YOUR INSTRUCTIONS>
Your task is to gather the lines below that hold the string "this".

Records contained in a dataset:
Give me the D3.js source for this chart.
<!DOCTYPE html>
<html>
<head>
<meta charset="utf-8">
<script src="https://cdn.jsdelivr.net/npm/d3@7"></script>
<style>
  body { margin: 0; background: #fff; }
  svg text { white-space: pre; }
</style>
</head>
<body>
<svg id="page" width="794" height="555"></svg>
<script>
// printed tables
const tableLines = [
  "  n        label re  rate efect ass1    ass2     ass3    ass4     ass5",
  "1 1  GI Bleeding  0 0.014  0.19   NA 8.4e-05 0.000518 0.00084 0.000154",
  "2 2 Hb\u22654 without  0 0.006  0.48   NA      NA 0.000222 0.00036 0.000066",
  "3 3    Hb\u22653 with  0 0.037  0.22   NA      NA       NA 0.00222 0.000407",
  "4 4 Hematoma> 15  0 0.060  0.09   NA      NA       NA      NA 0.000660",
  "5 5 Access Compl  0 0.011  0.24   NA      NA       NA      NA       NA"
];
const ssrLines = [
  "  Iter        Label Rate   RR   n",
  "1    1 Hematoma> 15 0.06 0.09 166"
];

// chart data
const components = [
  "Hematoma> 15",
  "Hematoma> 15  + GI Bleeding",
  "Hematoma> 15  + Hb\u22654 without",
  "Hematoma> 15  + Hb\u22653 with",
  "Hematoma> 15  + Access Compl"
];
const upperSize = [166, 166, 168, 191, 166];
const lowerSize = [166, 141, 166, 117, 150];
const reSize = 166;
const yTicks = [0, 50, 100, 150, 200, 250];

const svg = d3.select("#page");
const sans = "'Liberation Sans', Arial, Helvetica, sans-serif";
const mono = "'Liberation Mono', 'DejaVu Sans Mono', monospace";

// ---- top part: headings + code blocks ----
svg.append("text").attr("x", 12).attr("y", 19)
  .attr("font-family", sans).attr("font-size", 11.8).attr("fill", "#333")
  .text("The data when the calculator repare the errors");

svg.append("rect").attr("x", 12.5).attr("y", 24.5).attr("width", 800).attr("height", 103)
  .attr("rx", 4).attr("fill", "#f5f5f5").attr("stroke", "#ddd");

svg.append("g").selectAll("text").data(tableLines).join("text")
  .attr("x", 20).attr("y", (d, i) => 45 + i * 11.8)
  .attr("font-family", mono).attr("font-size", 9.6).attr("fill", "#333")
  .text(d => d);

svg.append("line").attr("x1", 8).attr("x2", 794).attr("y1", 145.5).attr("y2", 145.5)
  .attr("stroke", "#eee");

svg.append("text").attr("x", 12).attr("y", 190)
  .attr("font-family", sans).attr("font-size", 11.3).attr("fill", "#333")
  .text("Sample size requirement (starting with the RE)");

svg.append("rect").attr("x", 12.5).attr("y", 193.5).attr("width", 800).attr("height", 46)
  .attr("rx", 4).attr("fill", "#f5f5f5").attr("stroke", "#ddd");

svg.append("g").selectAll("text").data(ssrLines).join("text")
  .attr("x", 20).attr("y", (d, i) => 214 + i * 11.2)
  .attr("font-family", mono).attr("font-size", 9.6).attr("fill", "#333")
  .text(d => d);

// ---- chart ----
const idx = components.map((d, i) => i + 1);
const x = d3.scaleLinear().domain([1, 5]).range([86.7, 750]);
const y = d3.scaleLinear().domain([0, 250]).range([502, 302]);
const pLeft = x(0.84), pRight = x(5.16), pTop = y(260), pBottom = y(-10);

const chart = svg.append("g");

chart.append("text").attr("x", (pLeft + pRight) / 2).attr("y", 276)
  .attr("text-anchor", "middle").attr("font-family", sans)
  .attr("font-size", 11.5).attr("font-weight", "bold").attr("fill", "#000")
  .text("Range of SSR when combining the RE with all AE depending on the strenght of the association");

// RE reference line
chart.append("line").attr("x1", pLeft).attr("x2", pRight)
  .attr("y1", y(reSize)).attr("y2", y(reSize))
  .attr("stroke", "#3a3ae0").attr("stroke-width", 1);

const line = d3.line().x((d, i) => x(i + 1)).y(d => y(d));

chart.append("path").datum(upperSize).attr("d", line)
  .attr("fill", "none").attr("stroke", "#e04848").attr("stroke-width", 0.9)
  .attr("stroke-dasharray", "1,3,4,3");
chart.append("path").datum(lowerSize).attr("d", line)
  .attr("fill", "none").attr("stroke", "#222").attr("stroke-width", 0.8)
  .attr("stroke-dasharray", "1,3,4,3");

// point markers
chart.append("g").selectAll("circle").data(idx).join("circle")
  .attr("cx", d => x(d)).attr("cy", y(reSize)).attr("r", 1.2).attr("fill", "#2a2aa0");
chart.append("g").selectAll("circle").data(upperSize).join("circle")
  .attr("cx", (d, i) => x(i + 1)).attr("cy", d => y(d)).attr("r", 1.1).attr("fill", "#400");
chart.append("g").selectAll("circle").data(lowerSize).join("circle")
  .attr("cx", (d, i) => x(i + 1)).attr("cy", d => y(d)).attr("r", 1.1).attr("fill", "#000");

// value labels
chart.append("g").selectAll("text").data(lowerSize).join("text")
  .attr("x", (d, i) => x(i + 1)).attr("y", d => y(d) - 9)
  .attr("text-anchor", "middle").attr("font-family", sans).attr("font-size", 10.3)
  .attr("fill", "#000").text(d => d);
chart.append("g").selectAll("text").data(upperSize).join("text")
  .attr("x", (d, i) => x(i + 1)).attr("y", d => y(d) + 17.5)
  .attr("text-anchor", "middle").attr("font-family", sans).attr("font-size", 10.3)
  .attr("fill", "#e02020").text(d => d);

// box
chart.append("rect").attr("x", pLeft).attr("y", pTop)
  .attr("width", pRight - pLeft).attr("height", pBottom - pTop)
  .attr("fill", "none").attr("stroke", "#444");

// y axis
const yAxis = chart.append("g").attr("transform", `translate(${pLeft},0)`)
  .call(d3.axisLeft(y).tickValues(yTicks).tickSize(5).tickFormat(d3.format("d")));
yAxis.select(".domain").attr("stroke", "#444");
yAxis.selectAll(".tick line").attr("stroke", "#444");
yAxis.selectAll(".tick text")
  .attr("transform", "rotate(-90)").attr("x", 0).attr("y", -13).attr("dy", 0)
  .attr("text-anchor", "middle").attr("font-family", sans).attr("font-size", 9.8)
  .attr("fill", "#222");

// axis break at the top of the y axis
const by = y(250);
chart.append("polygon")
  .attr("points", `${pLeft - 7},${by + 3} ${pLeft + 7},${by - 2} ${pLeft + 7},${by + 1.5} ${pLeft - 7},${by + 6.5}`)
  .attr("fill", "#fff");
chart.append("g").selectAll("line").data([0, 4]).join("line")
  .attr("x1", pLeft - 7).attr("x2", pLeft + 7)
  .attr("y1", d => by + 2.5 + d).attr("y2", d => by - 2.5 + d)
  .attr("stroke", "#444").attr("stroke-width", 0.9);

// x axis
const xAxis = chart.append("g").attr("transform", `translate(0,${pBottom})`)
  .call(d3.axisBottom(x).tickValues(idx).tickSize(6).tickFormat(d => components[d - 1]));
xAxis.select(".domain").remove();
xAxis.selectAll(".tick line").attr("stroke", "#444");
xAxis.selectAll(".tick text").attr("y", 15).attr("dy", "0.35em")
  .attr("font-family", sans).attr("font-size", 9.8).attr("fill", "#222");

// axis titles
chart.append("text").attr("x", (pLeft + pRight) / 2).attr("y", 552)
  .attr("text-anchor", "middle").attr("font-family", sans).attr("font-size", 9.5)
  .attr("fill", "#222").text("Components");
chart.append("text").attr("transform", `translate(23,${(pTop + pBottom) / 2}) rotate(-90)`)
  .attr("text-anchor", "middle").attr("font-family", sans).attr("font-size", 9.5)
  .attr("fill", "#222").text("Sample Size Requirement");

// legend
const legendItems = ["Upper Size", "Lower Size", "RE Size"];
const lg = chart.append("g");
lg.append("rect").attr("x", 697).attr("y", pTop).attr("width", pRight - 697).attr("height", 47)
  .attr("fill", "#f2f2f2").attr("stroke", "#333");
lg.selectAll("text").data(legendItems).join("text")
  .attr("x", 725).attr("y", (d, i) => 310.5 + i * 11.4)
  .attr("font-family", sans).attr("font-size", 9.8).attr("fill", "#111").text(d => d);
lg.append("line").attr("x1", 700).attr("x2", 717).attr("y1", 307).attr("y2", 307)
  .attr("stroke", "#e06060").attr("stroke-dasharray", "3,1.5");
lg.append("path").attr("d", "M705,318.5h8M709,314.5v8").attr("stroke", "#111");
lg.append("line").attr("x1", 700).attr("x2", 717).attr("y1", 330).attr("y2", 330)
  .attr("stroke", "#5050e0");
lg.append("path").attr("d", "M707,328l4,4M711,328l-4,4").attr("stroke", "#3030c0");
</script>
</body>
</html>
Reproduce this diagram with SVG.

SOLUTION TO THE EXERCISE>
Give me the D3.js source for this chart.
Reproduce this diagram with SVG.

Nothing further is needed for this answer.